- **PROBLEM STATEMENT**: Exactly the lines from the start of the data below through the line that contains "let xOut = d3.scaleLinear().domain([140,180]).range([751,1090]);" are to be copied, with pictures left out.
────────────────────
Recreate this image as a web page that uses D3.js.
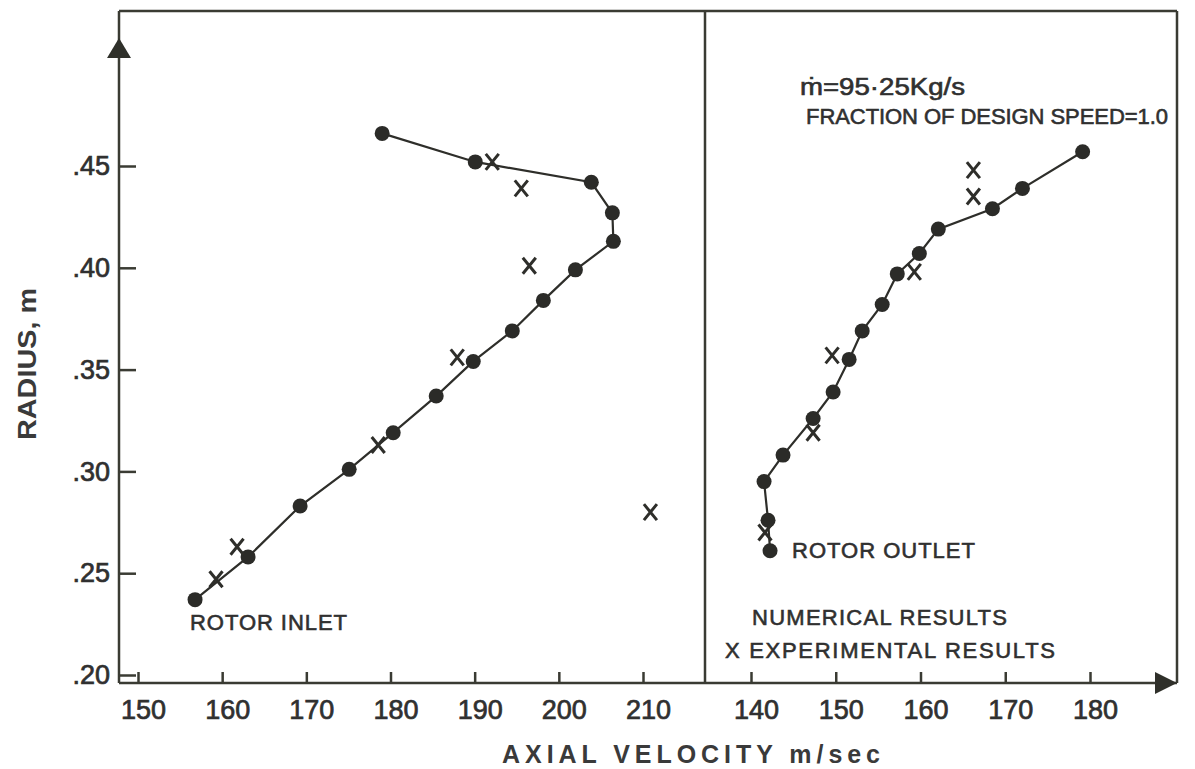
<!DOCTYPE html>
<html>
<head>
	<title>Axial velocity vs radius</title>
	<script src="https://d3js.org/d3.v7.min.js"></script>
	<style>
		body{margin:0;background:#fff;}
		text{font-family:'Liberation Sans', Arial, sans-serif; fill:#303030;}
		.tick text{font-size:27px; stroke:#303030; stroke-width:0.7;}
		.note{font-size:22px; stroke:#303030; stroke-width:0.6;}
		.title{font-size:25px; font-weight:bold; fill:#3a3a3a;}
	</style>
</head>
<body>
	<div class="chart"></div>
	<script>
		// rotor inlet (left panel)
		const inletVel = [156.78,163.08,169.26,175.09,180.32,185.43,189.83,194.47,198.16,201.97,206.48,206.36,203.86,190.07,179.01];
		const inletRad = [.237,.258,.283,.301,.319,.337,.354,.369,.384,.399,.413,.427,.442,.452,.466];
		const inletExpVel = [159.27,161.77,178.54,187.93,196.49,195.54,192.09,210.88];
		const inletExpRad = [.247,.263,.313,.356,.401,.439,.452,.280];
		// rotor outlet (right panel)
		const outletVel = [179.13,172.03,168.49,162.10,159.86,157.26,155.48,153.12,151.58,149.69,147.33,143.78,141.54,142.01,142.25];
		const outletRad = [.457,.439,.429,.419,.407,.397,.382,.369,.355,.339,.326,.308,.295,.276,.261];
		const outletExpVel = [166.24,166.24,159.27,149.57,147.33,141.65];
		const outletExpRad = [.448,.435,.398,.357,.319,.270];

		const radiusTicks = [.20,.25,.30,.35,.40,.45];
		const inletTicks = [150,160,170,180,190,200,210];
		const outletTicks = [140,150,160,170,180];

		const ink = '#3a3b33';
		const svg = d3.select('.chart').append('svg').attr('width',1195).attr('height',769);

		const fLeft = 119, fRight = 1177, fTop = 11, fBottom = 683, divider = 705;

		let y = d3.scaleLinear().domain([.20,.45]).range([675,166]);
		let xIn = d3.scaleLinear().domain([150,210]).range([138,643]);
		let xOut = d3.scaleLinear().domain([140,180]).range([751,1090]);

		// frame
		svg.append('line').attr('x1',fLeft).attr('x2',fRight).attr('y1',fTop).attr('y2',fTop).attr('stroke',ink).attr('stroke-width',2.5)
		svg.append('line').attr('x1',fLeft).attr('x2',fLeft).attr('y1',fTop).attr('y2',fBottom).attr('stroke',ink).attr('stroke-width',2.5)
		svg.append('line').attr('x1',fLeft).attr('x2',fRight).attr('y1',fBottom).attr('y2',fBottom).attr('stroke',ink).attr('stroke-width',2.5)
		svg.append('line').attr('x1',fRight).attr('x2',fRight).attr('y1',fTop).attr('y2',fBottom).attr('stroke',ink).attr('stroke-width',2.5)
		svg.append('line').attr('x1',divider).attr('x2',divider).attr('y1',fTop).attr('y2',fBottom).attr('stroke',ink).attr('stroke-width',2.5)
		// arrows
		svg.append('path').attr('d',`M${fLeft},38 L${fLeft-12},58 L${fLeft+12},58 Z`).attr('fill','#2f302a')
		svg.append('path').attr('d',`M${fRight},${fBottom} L${fRight-22},${fBottom-11} L${fRight-22},${fBottom+11} Z`).attr('fill','#2f302a')

		// axes
		const yAxis = d3.axisLeft(y).tickValues(radiusTicks).tickSizeInner(-17).tickSizeOuter(0).tickPadding(9)
					.tickFormat(d => d3.format('.2f')(d).slice(1));
		svg.append('g').attr('transform',`translate(${fLeft},0)`).call(yAxis);

		const xAxisIn = d3.axisBottom(xIn).tickValues(inletTicks).tickSizeInner(-11).tickSizeOuter(0).tickPadding(17);
		svg.append('g').attr('class','xin').attr('transform',`translate(0,${fBottom})`).call(xAxisIn);
		const xAxisOut = d3.axisBottom(xOut).tickValues(outletTicks).tickSizeInner(-11).tickSizeOuter(0).tickPadding(17);
		svg.append('g').attr('class','xout').attr('transform',`translate(0,${fBottom})`).call(xAxisOut);

		svg.selectAll('.domain').remove();
		svg.selectAll('.tick line').attr('stroke',ink).attr('stroke-width',2.5);
		svg.selectAll('.xin .tick text, .xout .tick text').attr('dx',5);

		// axis titles
		svg.append('text').attr('class','title').attr('transform','translate(36,364) rotate(-90)')
			.attr('text-anchor','middle').attr('textLength',152).attr('lengthAdjust','spacingAndGlyphs').style('font-size','26px').text('RADIUS, m')
		svg.append('text').attr('class','title').attr('x',502).attr('y',763)
			.attr('textLength',378).attr('lengthAdjust','spacing').text('AXIAL VELOCITY  m/sec')

		// series
		const drawPanel = (x, vel, rad, expVel, expRad) => {
			const pts = vel.map((v,i) => [x(v), y(rad[i])]);
			svg.append('path').attr('d',d3.line()(pts)).attr('fill','none').attr('stroke','#2e2e2a').attr('stroke-width',2.2);
			svg.append('g').selectAll('circle').data(pts).join('circle')
				.attr('cx',d => d[0]).attr('cy',d => d[1]).attr('r',7.5).attr('fill','#2b2b28');
			const ex = expVel.map((v,i) => [x(v), y(expRad[i])]);
			svg.append('g').selectAll('path').data(ex).join('path')
				.attr('d',d => `M${d[0]-6.5},${d[1]-8} L${d[0]+6.5},${d[1]+8} M${d[0]+6.5},${d[1]-8} L${d[0]-6.5},${d[1]+8}`)
				.attr('stroke','#2e2e2a').attr('stroke-width',3).attr('fill','none');
		}
		drawPanel(xIn, inletVel, inletRad, inletExpVel, inletExpRad);
		drawPanel(xOut, outletVel, outletRad, outletExpVel, outletExpRad);

		// notes
		svg.append('text').attr('class','note').attr('x',190).attr('y',630).attr('textLength',157).text('ROTOR INLET')
		svg.append('text').attr('class','note').attr('x',792).attr('y',558).attr('textLength',183).text('ROTOR OUTLET')
		svg.append('text').attr('class','note').attr('x',752).attr('y',625).attr('textLength',255).text('NUMERICAL RESULTS')
		svg.append('text').attr('class','note').attr('x',725).attr('y',658).attr('textLength',330).text('X EXPERIMENTAL RESULTS')
		svg.append('text').attr('class','note').attr('x',800).attr('y',95).attr('textLength',165).attr('lengthAdjust','spacingAndGlyphs')
			.style('font-size','23px').text('\u1E41=95\u00B725Kg/s')
		svg.append('text').attr('class','note').attr('x',806).attr('y',124).attr('textLength',362)
			.style('font-size','22px').text('FRACTION OF DESIGN SPEED=1.0')
	</script>
</body>
</html>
────────────────────
- **TASK OUTPUT**:
Recreate this image as a web page that uses D3.js.
<!DOCTYPE html>
<html>
<head>
	<title>Axial velocity vs radius</title>
	<script src="https://d3js.org/d3.v7.min.js"></script>
	<style>
		body{margin:0;background:#fff;}
		text{font-family:'Liberation Sans', Arial, sans-serif; fill:#303030;}
		.tick text{font-size:27px; stroke:#303030; stroke-width:0.7;}
		.note{font-size:22px; stroke:#303030; stroke-width:0.6;}
		.title{font-size:25px; font-weight:bold; fill:#3a3a3a;}
	</style>
</head>
<body>
	<div class="chart"></div>
	<script>
		// rotor inlet (left panel)
		const inletVel = [156.78,163.08,169.26,175.09,180.32,185.43,189.83,194.47,198.16,201.97,206.48,206.36,203.86,190.07,179.01];
		const inletRad = [.237,.258,.283,.301,.319,.337,.354,.369,.384,.399,.413,.427,.442,.452,.466];
		const inletExpVel = [159.27,161.77,178.54,187.93,196.49,195.54,192.09,210.88];
		const inletExpRad = [.247,.263,.313,.356,.401,.439,.452,.280];
		// rotor outlet (right panel)
		const outletVel = [179.13,172.03,168.49,162.10,159.86,157.26,155.48,153.12,151.58,149.69,147.33,143.78,141.54,142.01,142.25];
		const outletRad = [.457,.439,.429,.419,.407,.397,.382,.369,.355,.339,.326,.308,.295,.276,.261];
		const outletExpVel = [166.24,166.24,159.27,149.57,147.33,141.65];
		const outletExpRad = [.448,.435,.398,.357,.319,.270];

		const radiusTicks = [.20,.25,.30,.35,.40,.45];
		const inletTicks = [150,160,170,180,190,200,210];
		const outletTicks = [140,150,160,170,180];

		const ink = '#3a3b33';
		const svg = d3.select('.chart').append('svg').attr('width',1195).attr('height',769);

		const fLeft = 119, fRight = 1177, fTop = 11, fBottom = 683, divider = 705;

		let y = d3.scaleLinear().domain([.20,.45]).range([675,166]);
		let xIn = d3.scaleLinear().domain([150,210]).range([138,643]);
		let xOut = d3.scaleLinear().domain([140,180]).range([751,1090]);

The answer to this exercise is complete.